* **Short task**:
Repeat the listing exactly as given, omitting every image.

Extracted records
□ □ □ □ □ □ □

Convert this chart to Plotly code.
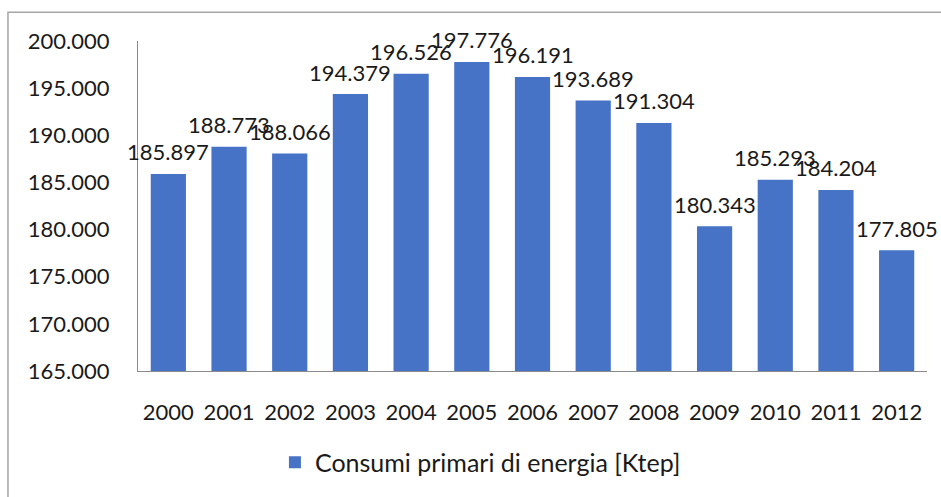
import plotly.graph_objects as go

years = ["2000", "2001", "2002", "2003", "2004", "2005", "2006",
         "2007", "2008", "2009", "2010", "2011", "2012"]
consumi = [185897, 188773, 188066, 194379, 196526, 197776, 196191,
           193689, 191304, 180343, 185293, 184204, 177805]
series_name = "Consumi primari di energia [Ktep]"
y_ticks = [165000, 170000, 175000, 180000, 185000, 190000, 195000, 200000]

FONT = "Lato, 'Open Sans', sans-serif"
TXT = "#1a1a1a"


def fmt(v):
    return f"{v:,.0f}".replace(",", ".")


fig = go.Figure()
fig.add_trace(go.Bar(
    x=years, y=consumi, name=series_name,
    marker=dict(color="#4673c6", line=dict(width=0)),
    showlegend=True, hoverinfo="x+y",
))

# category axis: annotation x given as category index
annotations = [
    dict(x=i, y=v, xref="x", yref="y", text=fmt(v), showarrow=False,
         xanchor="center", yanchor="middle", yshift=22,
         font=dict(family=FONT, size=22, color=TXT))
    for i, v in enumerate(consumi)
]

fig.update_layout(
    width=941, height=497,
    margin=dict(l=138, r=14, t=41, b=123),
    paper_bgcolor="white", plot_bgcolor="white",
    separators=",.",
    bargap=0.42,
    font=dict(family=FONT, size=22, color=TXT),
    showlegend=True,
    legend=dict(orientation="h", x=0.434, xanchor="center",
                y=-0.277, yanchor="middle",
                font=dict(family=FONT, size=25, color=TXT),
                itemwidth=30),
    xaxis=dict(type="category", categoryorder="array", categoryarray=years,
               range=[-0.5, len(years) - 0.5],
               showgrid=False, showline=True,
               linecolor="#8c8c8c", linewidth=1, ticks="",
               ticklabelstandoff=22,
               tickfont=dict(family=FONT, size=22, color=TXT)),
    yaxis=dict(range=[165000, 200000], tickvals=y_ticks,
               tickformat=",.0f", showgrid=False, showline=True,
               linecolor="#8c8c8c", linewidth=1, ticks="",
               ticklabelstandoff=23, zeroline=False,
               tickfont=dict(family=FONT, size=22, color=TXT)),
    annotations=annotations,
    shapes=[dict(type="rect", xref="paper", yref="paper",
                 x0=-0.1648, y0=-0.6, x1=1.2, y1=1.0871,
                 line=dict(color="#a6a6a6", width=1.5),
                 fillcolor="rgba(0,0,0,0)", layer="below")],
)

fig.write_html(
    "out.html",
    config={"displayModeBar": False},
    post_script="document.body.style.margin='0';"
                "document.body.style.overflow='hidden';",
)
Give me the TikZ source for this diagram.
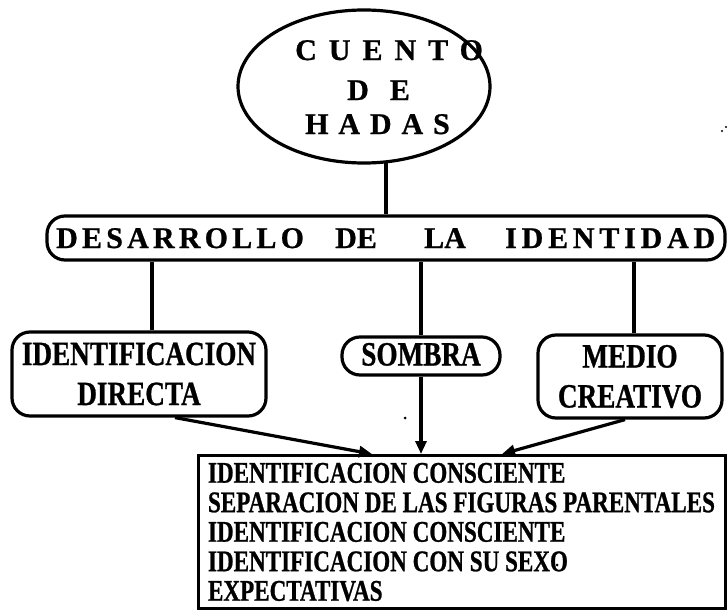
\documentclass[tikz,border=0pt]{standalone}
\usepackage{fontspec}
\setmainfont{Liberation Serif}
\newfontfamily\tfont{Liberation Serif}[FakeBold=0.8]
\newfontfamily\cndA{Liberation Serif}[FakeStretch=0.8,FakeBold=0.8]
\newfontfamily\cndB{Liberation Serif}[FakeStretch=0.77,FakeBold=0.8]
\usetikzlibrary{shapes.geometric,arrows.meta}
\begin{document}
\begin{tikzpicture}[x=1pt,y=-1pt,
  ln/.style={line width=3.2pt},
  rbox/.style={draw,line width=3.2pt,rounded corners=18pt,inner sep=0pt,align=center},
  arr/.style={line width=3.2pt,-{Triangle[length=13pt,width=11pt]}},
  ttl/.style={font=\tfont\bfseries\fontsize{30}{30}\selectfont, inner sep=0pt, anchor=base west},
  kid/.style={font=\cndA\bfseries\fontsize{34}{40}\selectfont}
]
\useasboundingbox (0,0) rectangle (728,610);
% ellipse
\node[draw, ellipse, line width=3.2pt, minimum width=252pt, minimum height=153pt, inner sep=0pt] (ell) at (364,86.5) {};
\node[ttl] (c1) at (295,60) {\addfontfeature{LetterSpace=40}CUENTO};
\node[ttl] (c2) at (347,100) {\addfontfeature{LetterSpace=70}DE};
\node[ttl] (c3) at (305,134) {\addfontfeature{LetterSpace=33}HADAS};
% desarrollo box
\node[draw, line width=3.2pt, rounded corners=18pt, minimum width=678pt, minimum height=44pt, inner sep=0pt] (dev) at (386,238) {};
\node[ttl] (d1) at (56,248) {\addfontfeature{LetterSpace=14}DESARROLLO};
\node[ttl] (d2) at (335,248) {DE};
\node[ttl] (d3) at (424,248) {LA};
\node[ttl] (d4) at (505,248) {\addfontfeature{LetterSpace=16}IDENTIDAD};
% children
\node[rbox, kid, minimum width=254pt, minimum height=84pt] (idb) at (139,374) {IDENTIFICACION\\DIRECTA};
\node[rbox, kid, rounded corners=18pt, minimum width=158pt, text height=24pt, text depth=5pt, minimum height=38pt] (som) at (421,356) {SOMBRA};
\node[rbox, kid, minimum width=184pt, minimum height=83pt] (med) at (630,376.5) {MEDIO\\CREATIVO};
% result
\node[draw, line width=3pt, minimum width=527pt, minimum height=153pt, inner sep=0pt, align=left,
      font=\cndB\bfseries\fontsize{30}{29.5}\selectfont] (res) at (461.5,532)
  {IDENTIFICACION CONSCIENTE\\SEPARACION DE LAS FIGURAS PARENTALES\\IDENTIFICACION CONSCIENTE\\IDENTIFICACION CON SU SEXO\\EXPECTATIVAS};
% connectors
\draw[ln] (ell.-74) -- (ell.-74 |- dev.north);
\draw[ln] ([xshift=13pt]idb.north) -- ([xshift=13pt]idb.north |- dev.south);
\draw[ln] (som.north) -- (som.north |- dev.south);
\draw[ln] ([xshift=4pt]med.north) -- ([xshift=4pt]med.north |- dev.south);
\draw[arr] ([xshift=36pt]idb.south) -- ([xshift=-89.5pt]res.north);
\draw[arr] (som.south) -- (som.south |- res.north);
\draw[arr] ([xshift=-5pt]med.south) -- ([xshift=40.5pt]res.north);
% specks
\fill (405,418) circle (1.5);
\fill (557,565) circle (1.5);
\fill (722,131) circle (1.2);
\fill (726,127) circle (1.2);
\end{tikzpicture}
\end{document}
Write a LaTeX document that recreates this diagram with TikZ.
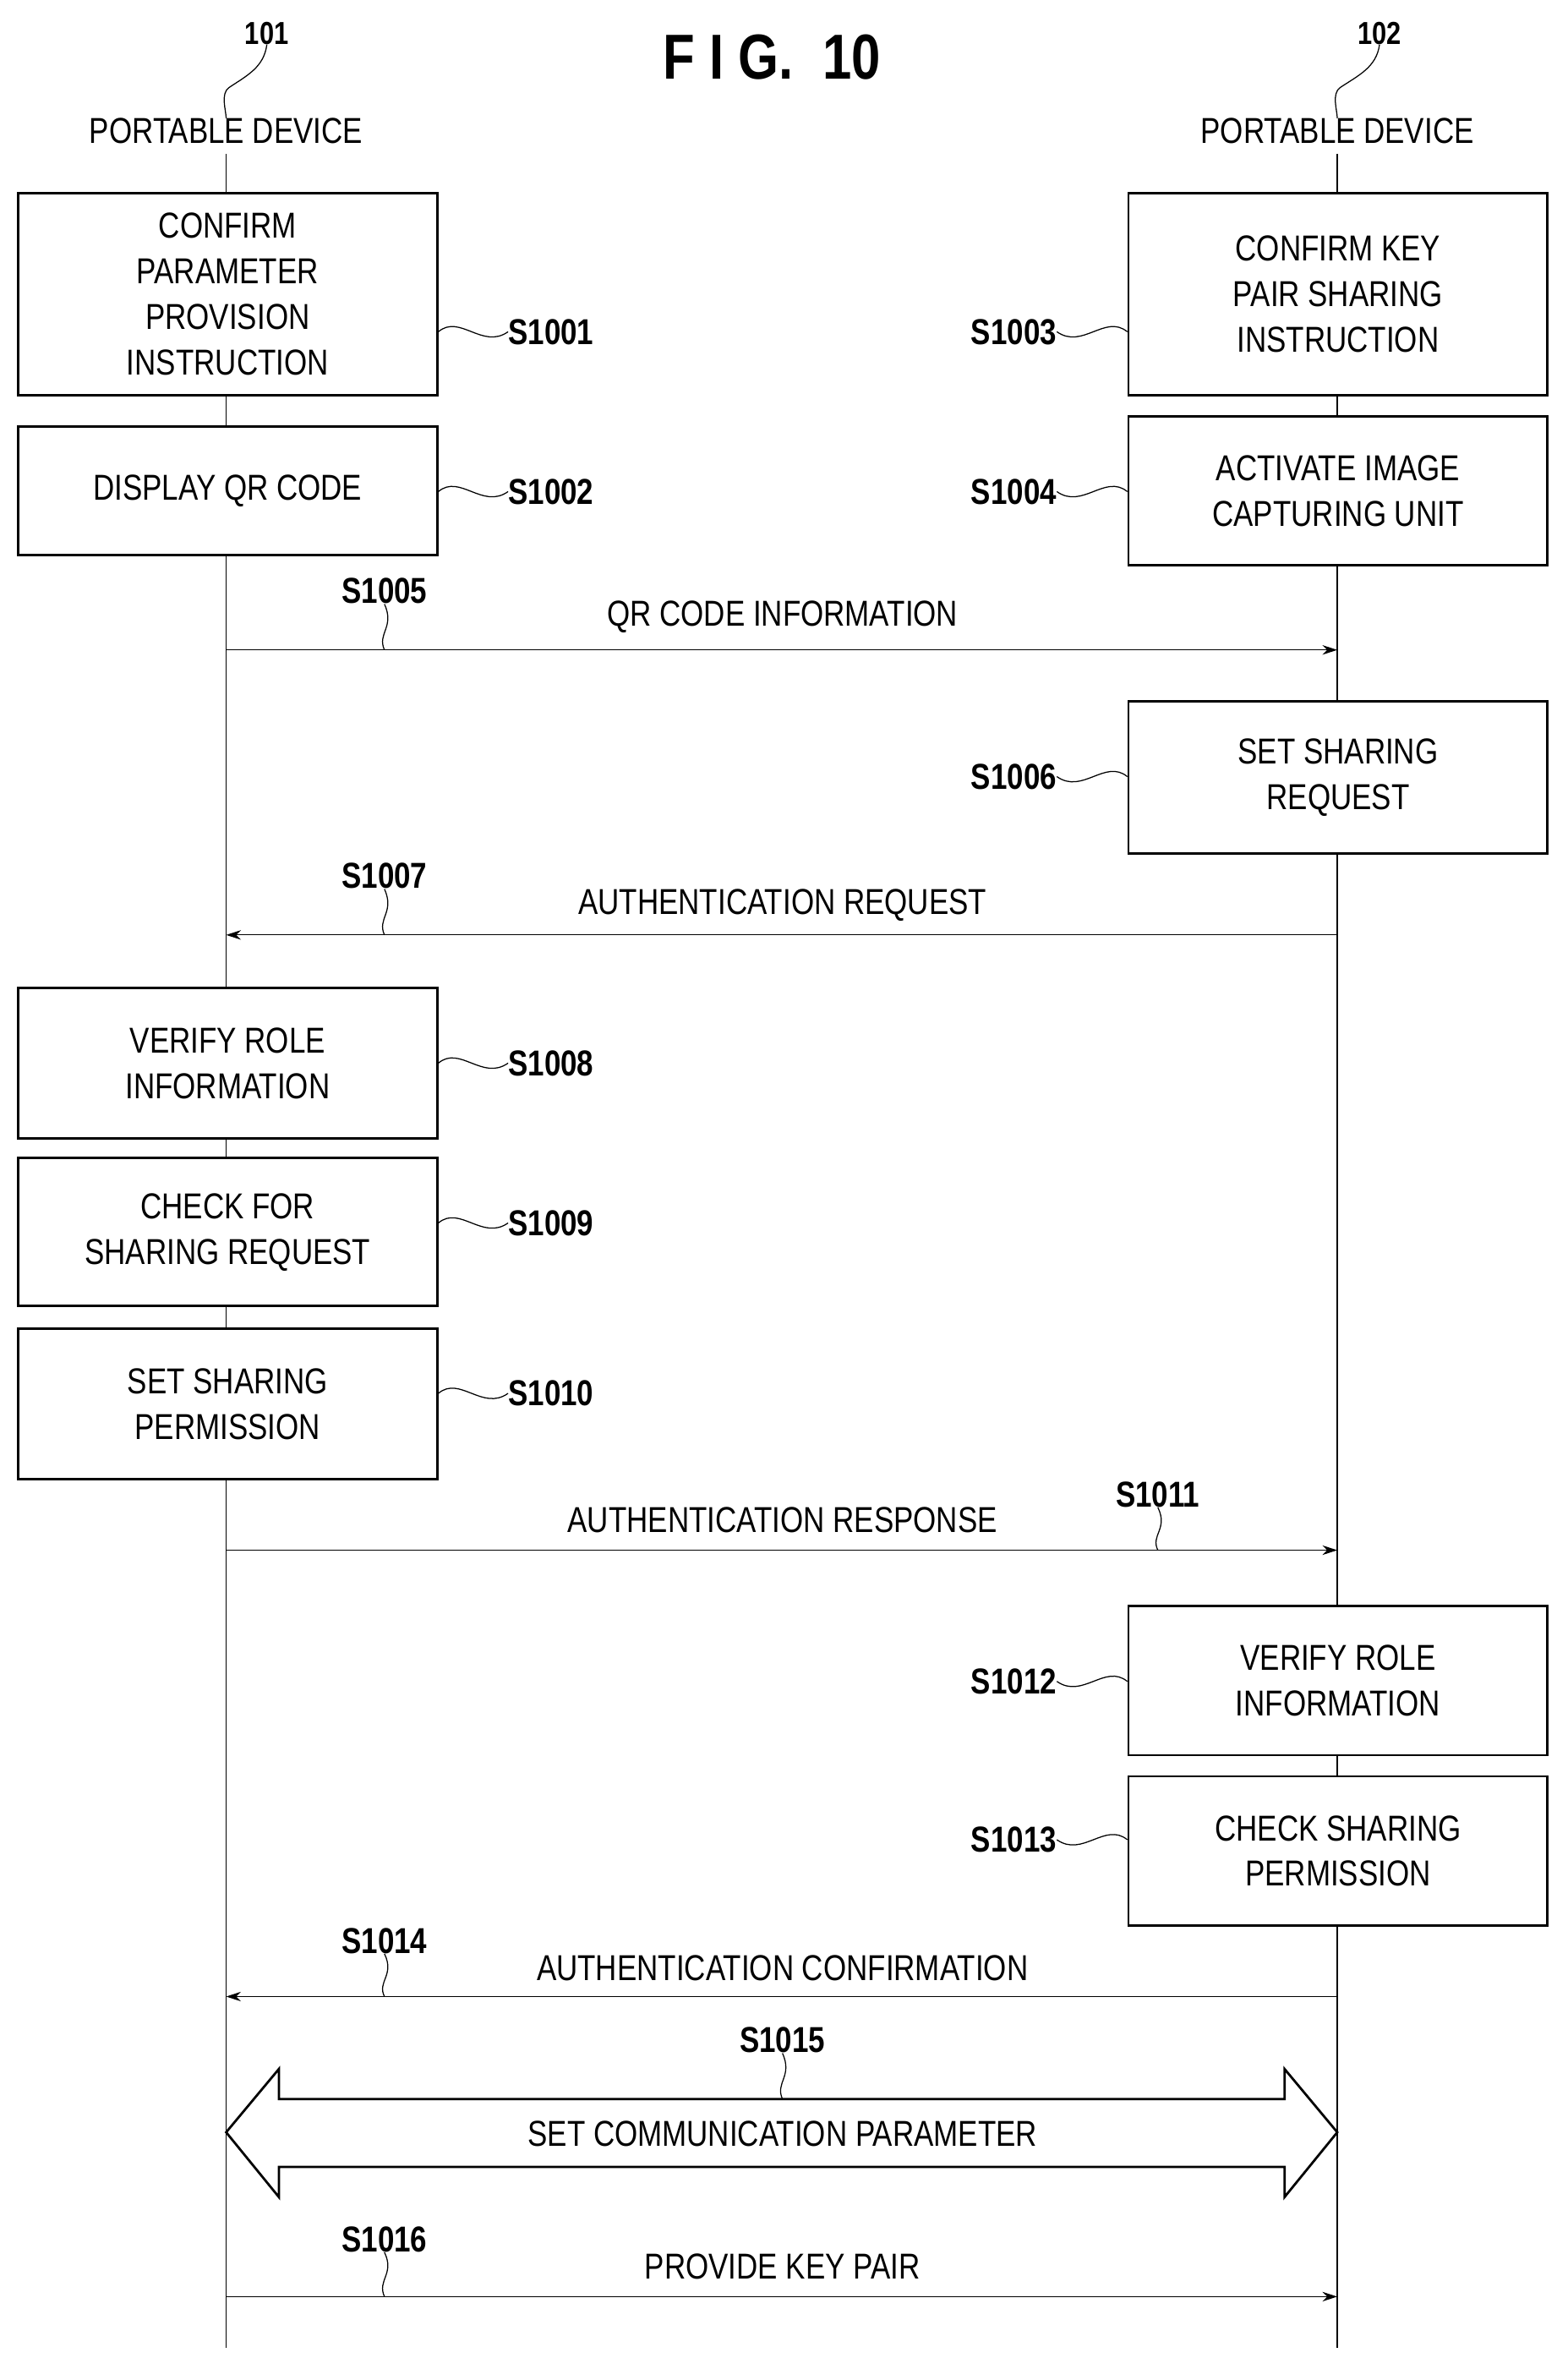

□ □ □ □ □ □ □

* **Exercise answer**:
Convert this chart to Plotly code.
import plotly.graph_objects as go

years = ["2000", "2001", "2002", "2003", "2004", "2005", "2006",
         "2007", "2008", "2009", "2010", "2011", "2012"]
consumi = [185897, 188773, 188066, 194379, 196526, 197776, 196191,
           193689, 191304, 180343, 185293, 184204, 177805]
series_name = "Consumi primari di energia [Ktep]"
y_ticks = [165000, 170000, 175000, 180000, 185000, 190000, 195000, 200000]

FONT = "Lato, 'Open Sans', sans-serif"
TXT = "#1a1a1a"


def fmt(v):
    return f"{v:,.0f}".replace(",", ".")


fig = go.Figure()
fig.add_trace(go.Bar(
    x=years, y=consumi, name=series_name,
    marker=dict(color="#4673c6", line=dict(width=0)),
    showlegend=True, hoverinfo="x+y",
))

# category axis: annotation x given as category index
annotations = [
    dict(x=i, y=v, xref="x", yref="y", text=fmt(v), showarrow=False,
         xanchor="center", yanchor="middle", yshift=22,
         font=dict(family=FONT, size=22, color=TXT))
    for i, v in enumerate(consumi)
]

fig.update_layout(
    width=941, height=497,
    margin=dict(l=138, r=14, t=41, b=123),
    paper_bgcolor="white", plot_bgcolor="white",
    separators=",.",
    bargap=0.42,
    font=dict(family=FONT, size=22, color=TXT),
    showlegend=True,
    legend=dict(orientation="h", x=0.434, xanchor="center",
                y=-0.277, yanchor="middle",
                font=dict(family=FONT, size=25, color=TXT),
                itemwidth=30),
    xaxis=dict(type="category", categoryorder="array", categoryarray=years,
               range=[-0.5, len(years) - 0.5],
               showgrid=False, showline=True,
               linecolor="#8c8c8c", linewidth=1, ticks="",
               ticklabelstandoff=22,
               tickfont=dict(family=FONT, size=22, color=TXT)),
    yaxis=dict(range=[165000, 200000], tickvals=y_ticks,
               tickformat=",.0f", showgrid=False, showline=True,
               linecolor="#8c8c8c", linewidth=1, ticks="",
               ticklabelstandoff=23, zeroline=False,
               tickfont=dict(family=FONT, size=22, color=TXT)),
    annotations=annotations,
    shapes=[dict(type="rect", xref="paper", yref="paper",
                 x0=-0.1648, y0=-0.6, x1=1.2, y1=1.0871,
                 line=dict(color="#a6a6a6", width=1.5),
                 fillcolor="rgba(0,0,0,0)", layer="below")],
)

fig.write_html(
    "out.html",
    config={"displayModeBar": False},
    post_script="document.body.style.margin='0';"
                "document.body.style.overflow='hidden';",
)
Give me the TikZ source for this diagram.
\documentclass[tikz,border=0pt]{standalone}
\usepackage{fontspec}
\setmainfont{Liberation Serif}
\newfontfamily\tfont{Liberation Serif}[FakeBold=0.8]
\newfontfamily\cndA{Liberation Serif}[FakeStretch=0.8,FakeBold=0.8]
\newfontfamily\cndB{Liberation Serif}[FakeStretch=0.77,FakeBold=0.8]
\usetikzlibrary{shapes.geometric,arrows.meta}
\begin{document}
\begin{tikzpicture}[x=1pt,y=-1pt,
  ln/.style={line width=3.2pt},
  rbox/.style={draw,line width=3.2pt,rounded corners=18pt,inner sep=0pt,align=center},
  arr/.style={line width=3.2pt,-{Triangle[length=13pt,width=11pt]}},
  ttl/.style={font=\tfont\bfseries\fontsize{30}{30}\selectfont, inner sep=0pt, anchor=base west},
  kid/.style={font=\cndA\bfseries\fontsize{34}{40}\selectfont}
]
\useasboundingbox (0,0) rectangle (728,610);
% ellipse
\node[draw, ellipse, line width=3.2pt, minimum width=252pt, minimum height=153pt, inner sep=0pt] (ell) at (364,86.5) {};
\node[ttl] (c1) at (295,60) {\addfontfeature{LetterSpace=40}CUENTO};
\node[ttl] (c2) at (347,100) {\addfontfeature{LetterSpace=70}DE};
\node[ttl] (c3) at (305,134) {\addfontfeature{LetterSpace=33}HADAS};
% desarrollo box
\node[draw, line width=3.2pt, rounded corners=18pt, minimum width=678pt, minimum height=44pt, inner sep=0pt] (dev) at (386,238) {};
\node[ttl] (d1) at (56,248) {\addfontfeature{LetterSpace=14}DESARROLLO};
\node[ttl] (d2) at (335,248) {DE};
\node[ttl] (d3) at (424,248) {LA};
\node[ttl] (d4) at (505,248) {\addfontfeature{LetterSpace=16}IDENTIDAD};
% children
\node[rbox, kid, minimum width=254pt, minimum height=84pt] (idb) at (139,374) {IDENTIFICACION\\DIRECTA};
\node[rbox, kid, rounded corners=18pt, minimum width=158pt, text height=24pt, text depth=5pt, minimum height=38pt] (som) at (421,356) {SOMBRA};
\node[rbox, kid, minimum width=184pt, minimum height=83pt] (med) at (630,376.5) {MEDIO\\CREATIVO};
% result
\node[draw, line width=3pt, minimum width=527pt, minimum height=153pt, inner sep=0pt, align=left,
      font=\cndB\bfseries\fontsize{30}{29.5}\selectfont] (res) at (461.5,532)
  {IDENTIFICACION CONSCIENTE\\SEPARACION DE LAS FIGURAS PARENTALES\\IDENTIFICACION CONSCIENTE\\IDENTIFICACION CON SU SEXO\\EXPECTATIVAS};
% connectors
\draw[ln] (ell.-74) -- (ell.-74 |- dev.north);
\draw[ln] ([xshift=13pt]idb.north) -- ([xshift=13pt]idb.north |- dev.south);
\draw[ln] (som.north) -- (som.north |- dev.south);
\draw[ln] ([xshift=4pt]med.north) -- ([xshift=4pt]med.north |- dev.south);
\draw[arr] ([xshift=36pt]idb.south) -- ([xshift=-89.5pt]res.north);
\draw[arr] (som.south) -- (som.south |- res.north);
\draw[arr] ([xshift=-5pt]med.south) -- ([xshift=40.5pt]res.north);
% specks
\fill (405,418) circle (1.5);
\fill (557,565) circle (1.5);
\fill (722,131) circle (1.2);
\fill (726,127) circle (1.2);
\end{tikzpicture}
\end{document}
Write a LaTeX document that recreates this diagram with TikZ.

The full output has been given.